The latest novel by Kaylie Jones, “The Anger Meridian,” (Akashic Books, 288 pp, hardcover $26.95, paper $15.95) is at once a thriller, a psychological study, an experiment in technique and a portrait of the Mexican “Hamptons,” San Miguel de Allende.San Miguel is where Merryn Huntley flees after the Dallas police knock on her door to tell her that her husband, Beau, has died in a car accident. There was a woman in the car with him, a local waitress, who also died.
Merryn’s marriage is a disaster, though she cannot admit it. She has pasted all over the house little reminders of what she should never ask him. “Do not ask him where he’s been. Do not tell him he drinks too much. Do not try to find out about his work. Do not ask him about the money.” By following these dicta she has managed to shore up the illusion of a happy marriage, while thinking that her husband’s business dealings were entirely aboveboard.
After the police leave, she is bombarded by phone calls from her husband’s business partner, the partner’s wife, their secretary and a rather sleazy and frightening Arab client of her husband.
She discovers her bank account and credit cards have been frozen, so she cannot fly to Mexico. She wakes Tenney, her 9-year-old daughter, scours the house for whatever cash she can find, a string of pearls and a Rolex watch, and stuffs it all in the battery box of Tenney’s teddy bear.

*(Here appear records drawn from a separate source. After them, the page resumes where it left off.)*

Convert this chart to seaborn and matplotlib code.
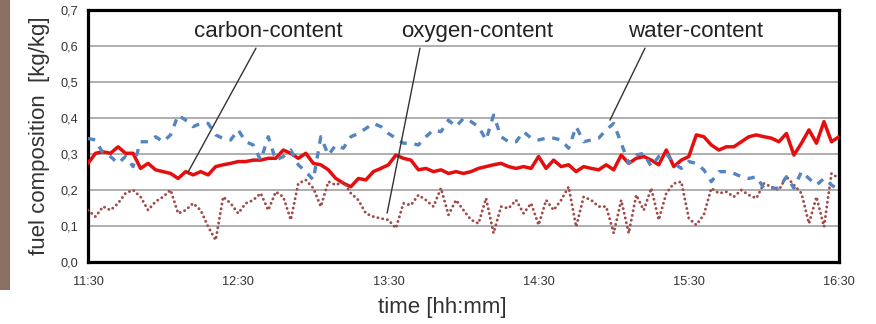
import numpy as np
import pandas as pd
import matplotlib
matplotlib.use("Agg")
import matplotlib.pyplot as plt
import seaborn as sns
from matplotlib.patches import Rectangle

# sampling grid: minutes after 11:30, every 3 minutes
minutes = np.arange(0, 301, 3)

carbon = [0.274, 0.302, 0.306, 0.302, 0.32, 0.302, 0.302, 0.26, 0.274, 0.256, 0.251, 0.246, 0.232, 0.251, 0.242, 0.251, 0.242,
          0.265, 0.27, 0.274, 0.279, 0.279, 0.283, 0.283, 0.288, 0.288, 0.311, 0.302, 0.288, 0.302, 0.274, 0.27, 0.256, 0.232,
          0.219, 0.209, 0.232, 0.228, 0.251, 0.26, 0.27, 0.297, 0.288, 0.283, 0.256, 0.26, 0.251, 0.256, 0.246, 0.251, 0.246,
          0.251, 0.26, 0.265, 0.27, 0.274, 0.265, 0.26, 0.265, 0.26, 0.293, 0.26, 0.283, 0.265, 0.27, 0.251, 0.265,
          0.26, 0.256, 0.27, 0.256, 0.297, 0.274, 0.288, 0.293, 0.283, 0.27, 0.311, 0.265, 0.283, 0.293, 0.353, 0.348, 0.325,
          0.311, 0.32, 0.32, 0.334, 0.348, 0.353, 0.348, 0.344, 0.334, 0.357, 0.297, 0.33, 0.367, 0.33, 0.39, 0.334, 0.348]

water = [0.343, 0.339, 0.302, 0.293, 0.274, 0.293, 0.265, 0.334, 0.334, 0.348, 0.334, 0.353, 0.408, 0.394, 0.376, 0.385, 0.385,
         0.353, 0.343, 0.339, 0.367, 0.334, 0.325, 0.283, 0.348, 0.283, 0.293, 0.311, 0.27, 0.251, 0.228, 0.348, 0.297, 0.325,
         0.316, 0.348, 0.357, 0.371, 0.385, 0.376, 0.357, 0.344, 0.33, 0.33, 0.325, 0.348, 0.367, 0.362, 0.394, 0.376, 0.399,
         0.39, 0.376, 0.339, 0.408, 0.348, 0.334, 0.334, 0.362, 0.344, 0.339, 0.344, 0.344, 0.339, 0.316, 0.376, 0.334,
         0.339, 0.344, 0.367, 0.385, 0.33, 0.274, 0.297, 0.302, 0.265, 0.293, 0.302, 0.274, 0.26, 0.279, 0.274, 0.256, 0.223,
         0.251, 0.251, 0.246, 0.237, 0.232, 0.237, 0.205, 0.205, 0.205, 0.237, 0.205, 0.251, 0.232, 0.214, 0.232, 0.214, 0.2]

oxygen = [0.144, 0.126, 0.154, 0.144, 0.163, 0.191, 0.2, 0.181, 0.144, 0.168, 0.181, 0.2, 0.135, 0.144, 0.163, 0.144, 0.098,
          0.061, 0.181, 0.163, 0.135, 0.163, 0.172, 0.191, 0.144, 0.195, 0.181, 0.117, 0.218, 0.228, 0.205, 0.154, 0.223, 0.214,
          0.223, 0.191, 0.172, 0.135, 0.126, 0.121, 0.117, 0.094, 0.163, 0.158, 0.186, 0.172, 0.154, 0.205, 0.131, 0.172, 0.144,
          0.117, 0.107, 0.177, 0.08, 0.154, 0.149, 0.172, 0.135, 0.163, 0.103, 0.172, 0.144, 0.172, 0.209, 0.098, 0.181,
          0.172, 0.154, 0.154, 0.08, 0.172, 0.08, 0.186, 0.144, 0.205, 0.117, 0.191, 0.218, 0.223, 0.121, 0.103, 0.131, 0.205,
          0.191, 0.195, 0.181, 0.2, 0.186, 0.177, 0.218, 0.209, 0.2, 0.237, 0.214, 0.191, 0.107, 0.181, 0.098, 0.246, 0.232]

xtick_minutes = [0, 60, 120, 180, 240, 300]
xtick_labels = ["11:30", "12:30", "13:30", "14:30", "15:30", "16:30"]
ytick_values = [0.0, 0.1, 0.2, 0.3, 0.4, 0.5, 0.6, 0.7]
ytick_labels = ["0,0", "0,1", "0,2", "0,3", "0,4", "0,5", "0,6", "0,7"]

sns.set_theme(style="white")
plt.rcParams["font.family"] = ["Liberation Sans", "DejaVu Sans"]

df = pd.DataFrame({"minute": minutes, "carbon": carbon, "water": water, "oxygen": oxygen})

fig = plt.figure(figsize=(8.76, 3.24), dpi=100)
fig.patch.set_facecolor("white")
fig.patches.append(Rectangle((0, 1 - 290 / 324), 10 / 876, 290 / 324, transform=fig.transFigure,
                             facecolor="#8d7064", edgecolor="none", zorder=0))
ax = fig.add_axes([88 / 876, 1 - 262 / 324, 751 / 876, 252 / 324])

sns.lineplot(data=df, x="minute", y="carbon", color="#e50d0d", linewidth=2.5, ax=ax, zorder=3)
sns.lineplot(data=df, x="minute", y="oxygen", color="#a04c4a", linewidth=2.1, ax=ax, zorder=3)
sns.lineplot(data=df, x="minute", y="water", color="#5585c0", linewidth=2.4, ax=ax, zorder=4)
lines = ax.get_lines()
lines[1].set_dashes([0.05, 1.6])
lines[1].set_dash_capstyle("round")
lines[2].set_dashes([2.2, 2.3])

ax.set_xlim(0, 300)
ax.set_ylim(0, 0.7)
ax.set_xticks(xtick_minutes)
ax.set_xticklabels(xtick_labels, fontsize=9.2, color="#333333")
ax.set_yticks(ytick_values)
ax.set_yticklabels(ytick_labels, fontsize=9.2, color="#333333")
ax.tick_params(axis="both", which="major", length=4, width=1, color="#999999", direction="out", pad=3)
ax.tick_params(axis="x", pad=6)
ax.grid(axis="y", color="#a8a8a8", linewidth=1.3)
ax.grid(axis="x", visible=False)
ax.set_axisbelow(True)
for s in ax.spines.values():
    s.set_visible(True)
    s.set_color("black")
    s.set_linewidth(2.3)

ax.set_xlabel("time [hh:mm]", fontsize=16, color="#333333")
ax.set_ylabel("fuel composition  [kg/kg]", fontsize=16, color="#333333")
ax.xaxis.set_label_coords((442 - 88) / 751, (262 - 297) / 252)
ax.yaxis.set_label_coords((50 - 88) / 751, 0.5)

labels = [("carbon-content", 71.9, (67.1, 0.594), (40.0, 0.25)),
          ("oxygen-content", 155.4, (132.6, 0.594), (119.5, 0.136)),
          ("water-content", 242.9, (222.5, 0.594), (208.5, 0.394))]
for text, tx, start, end in labels:
    ax.text(tx, 0.639, text, fontsize=16, color="#222222", ha="center", va="center", zorder=6)
    ax.annotate("", xy=end, xytext=start,
                arrowprops=dict(arrowstyle="-", color="#333333", lw=1.0, shrinkA=0, shrinkB=0), zorder=6)

fig.savefig("out.png", dpi=100)
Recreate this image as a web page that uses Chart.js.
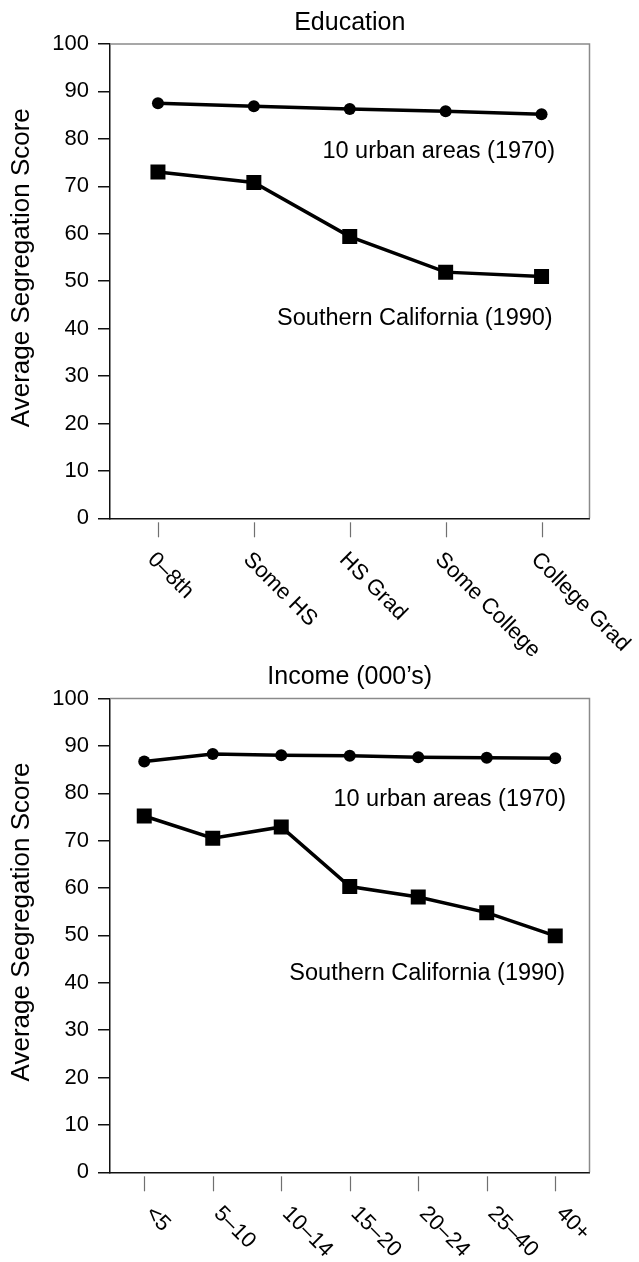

They drive to her mother’s remote house in San Miguel, the only place she thinks she will be safe.
Her mother, whom everyone calls Bibi, is surely one of the great child-devouring, soul-destroying mothers in literature. Readers of Ms. Jones’s memoir, “Lies My Mother Never Told Me,” will notice a resemblance to her own mother, Gloria.
Bibi lives in a large house on a cliff overlooking San Miguel. She has a circle of friends, a coven of rich alcoholic widows, whose circumstances are much like her own. And she has a young, mopey, Mexican “university student” boyfriend on whom she lavishes her affections.
Merryn’s arrival is not exactly welcomed. Her mother greets her with these scathing words: “You’ve never been able to handle anything in your entire life without my help. What would happen to you, Merryn, if I weren’t here to take care of you?” In her heart of hearts, Merryn believes it to be true.
We see instantly what kind of a relationship this is, even though Merryn, who is the narrator of the novel, does not. Even the highly intelligent Tenney understands. “Bibi is crazy,” she says at one point. “I can’t live with a crazy person.” Bibi is the woman Merryn has always relied on. She is also her worst enemy.
Technically speaking, Ms. Jones is using the device of the unreliable narrator, something familiar from such books as Ford Madox Ford’s “The Good Soldier,” or Kazuo Ishiguro’s “The Remains of the Day.” The narrator is clueless or in denial. We see Merryn’s failings. We know she has lied to herself about her relationship with her mother and her husband, even though she cannot face it. Nevertheless, we empathize with her.
Her husband’s criminal dealings catch up with her when the FBI arrives to ask her questions and determine her involvement. Even though she has always been suspicious, she never actually knew how he made his money. (“Do not try to find out about his work. Do not ask him about the money.”) Without my giving it away, Merryn plays a cat-and-mouse game with the agents, as well as the local police, over what might be yet another crime.
The anger meridian, we discover, is an insight from yoga and Eastern spirituality. The body is divided into meridians, rather like cross-sections. The anger meridian is the cross section below the lungs. It is where anger and its repression reside.
Ms. Jones, the daughter of novelist James Jones, is a teacher in Stony Brook Southampton’s MFA writing program. She is the author of, among other books, “A Soldier’s Daughter Never Cries” and was instrumental in publishing an uncensored edition of her father’s “From Here to Eternity.”
“The Anger Meridian” is smoothly plotted and compulsively readable. The narrative technique is brilliant and the characters leap off the page, vivid with life. Tenney is a delightful child, an incredibly bright chess wizard who easily defeats the older chess bums who play in the local park. There is a local yoga teacher, who is also a Catholic priest, and it is he who discovered and treated Merryn’s anger meridian, thus relieving her of headaches and TMJ.
Another major character is Dr. Steve Fuller, called “Dr. Handsome,” who treats the ladies of the expat community in more ways than one. One of the delightful subplots concerns Sophie, a pregnant stray dog, adopted by Tenney. “Dr. Handsome” delivers her puppies. I found myself wishing I could adopt her myself.
And then, of course, as a backdrop to all the action, there is San Miguel, nicely rendered.